▶ **GIVEN PROBLEM**: Search the records below for the word "that" and show every line where it occurs.

▶ **LISTING**:
## Start

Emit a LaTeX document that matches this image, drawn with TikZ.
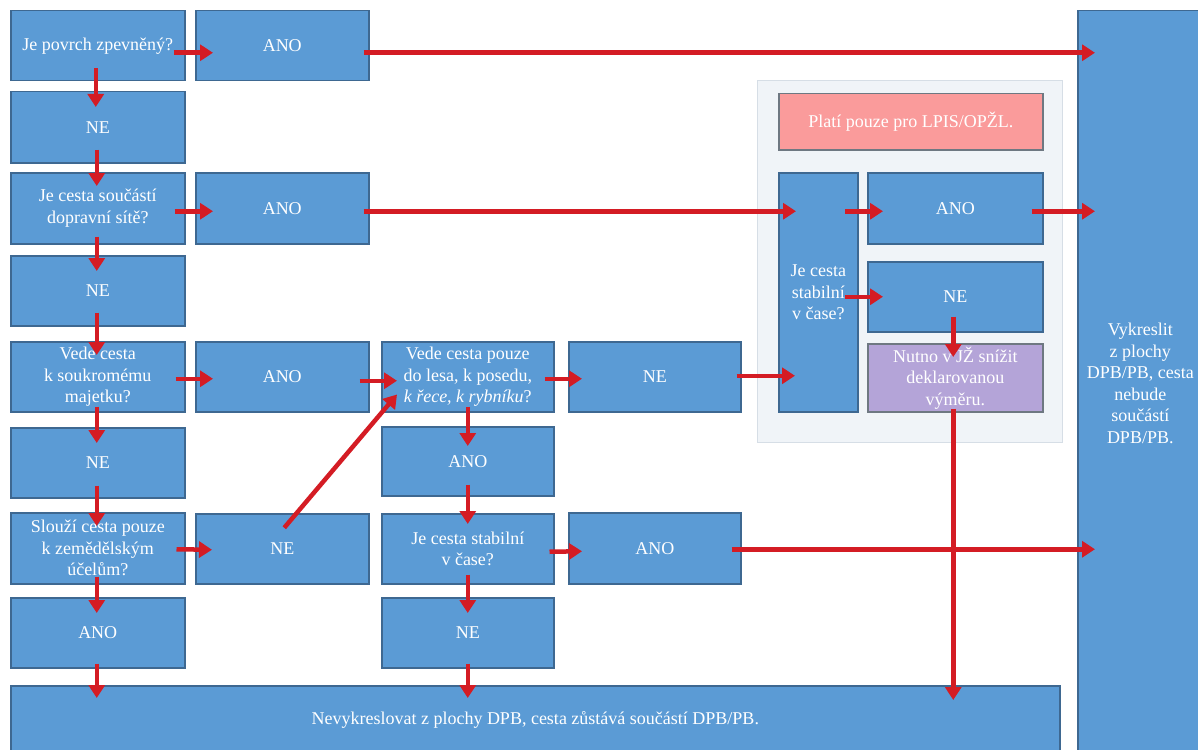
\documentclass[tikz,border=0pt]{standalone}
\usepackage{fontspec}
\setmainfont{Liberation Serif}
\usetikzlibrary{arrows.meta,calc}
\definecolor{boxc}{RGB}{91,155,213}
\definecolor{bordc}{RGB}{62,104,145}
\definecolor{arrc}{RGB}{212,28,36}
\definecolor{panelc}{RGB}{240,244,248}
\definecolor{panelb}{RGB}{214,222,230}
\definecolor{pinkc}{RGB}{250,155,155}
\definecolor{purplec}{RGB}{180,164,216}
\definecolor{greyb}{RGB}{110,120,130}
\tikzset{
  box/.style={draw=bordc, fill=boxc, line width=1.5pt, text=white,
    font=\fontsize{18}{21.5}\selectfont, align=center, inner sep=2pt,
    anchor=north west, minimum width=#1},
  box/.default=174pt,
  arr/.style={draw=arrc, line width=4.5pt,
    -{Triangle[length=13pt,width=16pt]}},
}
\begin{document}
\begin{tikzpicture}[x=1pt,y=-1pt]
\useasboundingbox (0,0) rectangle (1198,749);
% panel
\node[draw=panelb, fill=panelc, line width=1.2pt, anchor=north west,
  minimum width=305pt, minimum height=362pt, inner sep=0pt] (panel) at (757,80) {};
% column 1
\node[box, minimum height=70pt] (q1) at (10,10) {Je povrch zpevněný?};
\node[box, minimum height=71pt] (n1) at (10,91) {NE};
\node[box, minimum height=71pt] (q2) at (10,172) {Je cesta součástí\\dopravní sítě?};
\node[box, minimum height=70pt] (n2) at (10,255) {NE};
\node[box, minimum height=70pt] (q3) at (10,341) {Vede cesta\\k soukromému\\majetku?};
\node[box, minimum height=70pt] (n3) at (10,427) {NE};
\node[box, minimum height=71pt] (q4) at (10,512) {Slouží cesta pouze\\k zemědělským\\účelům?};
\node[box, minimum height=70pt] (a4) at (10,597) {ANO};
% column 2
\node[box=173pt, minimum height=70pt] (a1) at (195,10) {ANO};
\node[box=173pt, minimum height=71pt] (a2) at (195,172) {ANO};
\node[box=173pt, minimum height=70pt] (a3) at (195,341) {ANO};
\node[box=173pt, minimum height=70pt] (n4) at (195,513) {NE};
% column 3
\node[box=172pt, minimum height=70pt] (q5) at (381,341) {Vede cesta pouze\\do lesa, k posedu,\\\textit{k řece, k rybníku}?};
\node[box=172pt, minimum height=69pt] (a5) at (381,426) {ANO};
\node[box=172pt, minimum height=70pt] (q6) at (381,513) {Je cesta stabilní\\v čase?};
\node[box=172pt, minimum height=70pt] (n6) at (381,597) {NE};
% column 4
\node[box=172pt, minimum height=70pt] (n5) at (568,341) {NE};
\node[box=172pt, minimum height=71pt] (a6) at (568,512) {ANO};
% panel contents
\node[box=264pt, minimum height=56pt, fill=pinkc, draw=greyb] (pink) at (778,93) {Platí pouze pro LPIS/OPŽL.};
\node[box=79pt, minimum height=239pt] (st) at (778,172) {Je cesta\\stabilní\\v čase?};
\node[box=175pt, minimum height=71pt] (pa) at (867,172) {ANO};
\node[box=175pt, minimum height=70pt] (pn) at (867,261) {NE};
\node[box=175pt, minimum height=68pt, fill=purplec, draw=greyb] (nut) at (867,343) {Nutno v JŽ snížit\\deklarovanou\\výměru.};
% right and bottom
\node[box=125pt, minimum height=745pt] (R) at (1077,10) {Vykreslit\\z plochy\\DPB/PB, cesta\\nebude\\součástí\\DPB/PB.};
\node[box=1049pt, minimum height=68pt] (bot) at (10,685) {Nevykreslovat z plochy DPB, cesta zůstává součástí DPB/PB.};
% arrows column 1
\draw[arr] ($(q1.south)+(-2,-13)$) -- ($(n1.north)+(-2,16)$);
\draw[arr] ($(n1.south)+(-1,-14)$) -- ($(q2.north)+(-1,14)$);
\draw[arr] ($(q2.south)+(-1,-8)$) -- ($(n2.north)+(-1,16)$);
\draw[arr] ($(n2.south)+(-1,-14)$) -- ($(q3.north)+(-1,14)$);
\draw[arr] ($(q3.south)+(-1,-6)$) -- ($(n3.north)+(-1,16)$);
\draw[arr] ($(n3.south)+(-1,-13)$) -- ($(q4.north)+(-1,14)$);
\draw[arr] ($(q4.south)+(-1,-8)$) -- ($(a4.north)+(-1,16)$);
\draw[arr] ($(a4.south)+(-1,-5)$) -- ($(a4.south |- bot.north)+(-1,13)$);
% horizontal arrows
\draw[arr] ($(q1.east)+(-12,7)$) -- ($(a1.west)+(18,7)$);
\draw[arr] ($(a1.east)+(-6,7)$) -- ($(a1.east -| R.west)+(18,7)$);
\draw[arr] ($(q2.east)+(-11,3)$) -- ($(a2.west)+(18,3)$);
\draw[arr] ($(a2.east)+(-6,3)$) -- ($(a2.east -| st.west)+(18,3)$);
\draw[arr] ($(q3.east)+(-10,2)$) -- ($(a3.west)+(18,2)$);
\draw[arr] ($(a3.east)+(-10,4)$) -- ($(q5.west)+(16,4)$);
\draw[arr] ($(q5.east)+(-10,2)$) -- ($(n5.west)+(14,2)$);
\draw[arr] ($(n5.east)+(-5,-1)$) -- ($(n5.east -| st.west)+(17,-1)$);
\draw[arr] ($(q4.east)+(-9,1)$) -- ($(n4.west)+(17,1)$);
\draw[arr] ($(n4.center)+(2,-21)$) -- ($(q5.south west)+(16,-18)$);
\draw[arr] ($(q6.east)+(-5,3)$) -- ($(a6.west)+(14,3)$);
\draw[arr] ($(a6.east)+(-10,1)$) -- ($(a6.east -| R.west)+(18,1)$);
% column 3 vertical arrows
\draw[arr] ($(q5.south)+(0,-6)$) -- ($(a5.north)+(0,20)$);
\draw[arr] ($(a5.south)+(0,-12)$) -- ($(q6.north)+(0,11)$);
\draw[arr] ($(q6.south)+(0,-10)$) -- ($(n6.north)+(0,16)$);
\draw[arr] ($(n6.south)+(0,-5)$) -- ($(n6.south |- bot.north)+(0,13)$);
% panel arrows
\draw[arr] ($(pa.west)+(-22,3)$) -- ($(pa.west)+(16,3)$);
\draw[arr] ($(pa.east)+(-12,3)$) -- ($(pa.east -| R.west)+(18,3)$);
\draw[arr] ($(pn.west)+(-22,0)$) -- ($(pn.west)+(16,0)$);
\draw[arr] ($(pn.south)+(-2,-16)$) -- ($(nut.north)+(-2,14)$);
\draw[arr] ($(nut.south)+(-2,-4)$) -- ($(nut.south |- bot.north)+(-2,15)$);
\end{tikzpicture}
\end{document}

## End
## Start

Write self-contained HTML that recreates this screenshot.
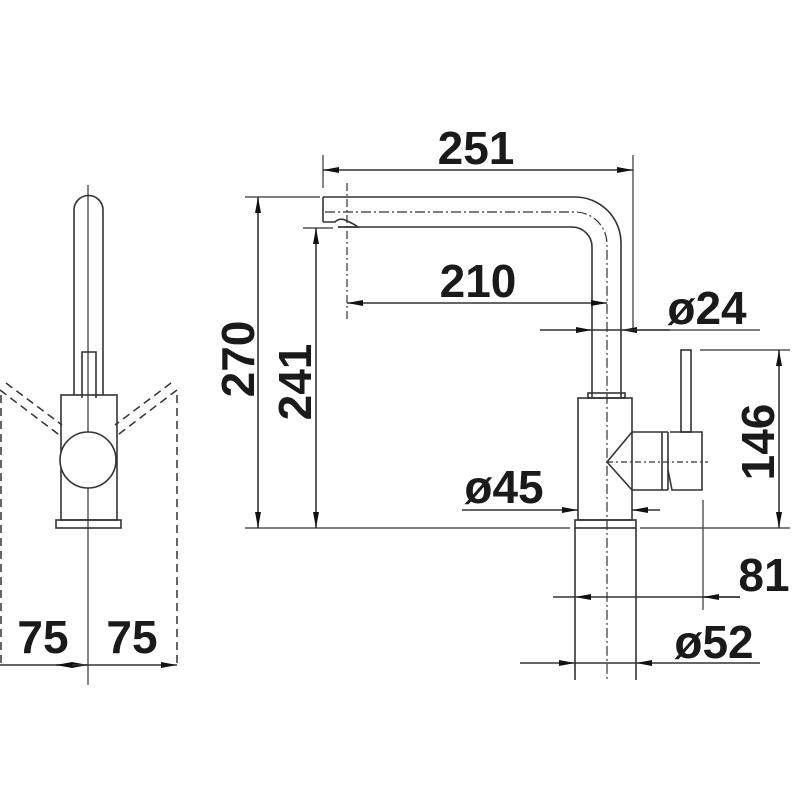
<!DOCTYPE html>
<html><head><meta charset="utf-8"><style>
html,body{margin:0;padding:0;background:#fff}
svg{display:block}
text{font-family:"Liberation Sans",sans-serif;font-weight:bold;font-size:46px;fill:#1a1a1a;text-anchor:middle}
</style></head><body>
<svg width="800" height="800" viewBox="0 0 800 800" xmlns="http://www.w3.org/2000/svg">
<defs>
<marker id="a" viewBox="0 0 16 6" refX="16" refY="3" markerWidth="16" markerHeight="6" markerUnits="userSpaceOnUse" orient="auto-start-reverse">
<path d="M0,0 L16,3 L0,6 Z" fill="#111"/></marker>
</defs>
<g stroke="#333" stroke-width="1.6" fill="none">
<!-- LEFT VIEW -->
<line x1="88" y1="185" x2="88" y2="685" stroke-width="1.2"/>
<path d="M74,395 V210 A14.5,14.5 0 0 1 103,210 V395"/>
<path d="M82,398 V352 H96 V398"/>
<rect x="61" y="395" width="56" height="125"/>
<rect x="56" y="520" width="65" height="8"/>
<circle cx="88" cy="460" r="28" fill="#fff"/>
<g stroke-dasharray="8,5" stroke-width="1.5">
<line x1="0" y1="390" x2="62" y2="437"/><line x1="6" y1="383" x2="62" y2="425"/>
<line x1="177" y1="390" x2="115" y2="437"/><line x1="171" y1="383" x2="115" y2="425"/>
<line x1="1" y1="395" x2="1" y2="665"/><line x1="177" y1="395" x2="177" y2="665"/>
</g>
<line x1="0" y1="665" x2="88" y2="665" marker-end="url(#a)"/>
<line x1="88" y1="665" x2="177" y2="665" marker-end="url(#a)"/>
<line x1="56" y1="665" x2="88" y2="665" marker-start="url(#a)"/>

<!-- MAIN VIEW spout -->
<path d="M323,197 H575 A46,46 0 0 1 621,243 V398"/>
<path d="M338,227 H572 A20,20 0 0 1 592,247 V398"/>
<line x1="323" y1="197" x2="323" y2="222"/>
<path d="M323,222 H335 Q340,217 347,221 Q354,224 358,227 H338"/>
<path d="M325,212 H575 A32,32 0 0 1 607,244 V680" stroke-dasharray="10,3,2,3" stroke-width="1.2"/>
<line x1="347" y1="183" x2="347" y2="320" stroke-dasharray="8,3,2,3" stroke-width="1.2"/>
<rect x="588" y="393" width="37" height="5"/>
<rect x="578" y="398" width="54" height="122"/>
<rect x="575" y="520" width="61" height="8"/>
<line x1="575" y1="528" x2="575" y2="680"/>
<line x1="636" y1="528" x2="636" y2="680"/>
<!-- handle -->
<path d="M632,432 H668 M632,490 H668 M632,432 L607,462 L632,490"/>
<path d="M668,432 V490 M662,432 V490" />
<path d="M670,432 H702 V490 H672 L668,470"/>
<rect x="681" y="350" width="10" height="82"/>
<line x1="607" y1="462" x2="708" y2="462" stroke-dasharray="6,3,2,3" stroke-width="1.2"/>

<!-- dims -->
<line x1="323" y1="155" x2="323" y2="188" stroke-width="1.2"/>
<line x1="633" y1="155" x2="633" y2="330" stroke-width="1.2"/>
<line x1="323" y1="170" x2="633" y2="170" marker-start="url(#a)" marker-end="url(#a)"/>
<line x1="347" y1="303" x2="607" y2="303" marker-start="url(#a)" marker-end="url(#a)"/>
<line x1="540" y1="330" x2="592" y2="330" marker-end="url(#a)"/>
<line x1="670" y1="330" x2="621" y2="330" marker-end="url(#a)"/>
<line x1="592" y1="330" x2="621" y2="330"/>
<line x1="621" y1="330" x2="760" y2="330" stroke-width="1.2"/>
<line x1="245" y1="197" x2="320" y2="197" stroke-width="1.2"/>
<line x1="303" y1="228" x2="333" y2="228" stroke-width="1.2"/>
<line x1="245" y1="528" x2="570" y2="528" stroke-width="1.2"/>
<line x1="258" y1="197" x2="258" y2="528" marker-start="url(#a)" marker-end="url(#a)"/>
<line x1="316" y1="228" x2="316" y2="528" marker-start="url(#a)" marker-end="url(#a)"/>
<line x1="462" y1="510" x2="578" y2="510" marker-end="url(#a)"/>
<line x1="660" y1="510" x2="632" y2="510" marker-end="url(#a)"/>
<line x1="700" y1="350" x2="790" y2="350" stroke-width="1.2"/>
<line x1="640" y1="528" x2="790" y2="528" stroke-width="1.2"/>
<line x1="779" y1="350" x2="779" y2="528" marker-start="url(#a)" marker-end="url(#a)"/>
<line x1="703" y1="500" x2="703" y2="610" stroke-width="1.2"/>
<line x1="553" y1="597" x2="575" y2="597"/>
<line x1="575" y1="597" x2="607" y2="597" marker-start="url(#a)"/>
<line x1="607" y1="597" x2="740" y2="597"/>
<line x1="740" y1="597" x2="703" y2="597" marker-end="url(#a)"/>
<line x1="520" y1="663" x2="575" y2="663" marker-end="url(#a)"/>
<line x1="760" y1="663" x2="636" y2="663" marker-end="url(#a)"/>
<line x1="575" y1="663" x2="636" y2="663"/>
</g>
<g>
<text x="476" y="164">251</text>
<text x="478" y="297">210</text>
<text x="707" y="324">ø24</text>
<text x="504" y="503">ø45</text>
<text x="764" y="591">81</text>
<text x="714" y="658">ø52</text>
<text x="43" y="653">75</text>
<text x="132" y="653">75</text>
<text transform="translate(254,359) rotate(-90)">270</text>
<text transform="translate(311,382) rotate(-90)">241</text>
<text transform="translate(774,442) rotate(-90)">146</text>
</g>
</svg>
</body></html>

## End

▶ **FULL RESPONSE**:
Emit a LaTeX document that matches this image, drawn with TikZ.
Write self-contained HTML that recreates this screenshot.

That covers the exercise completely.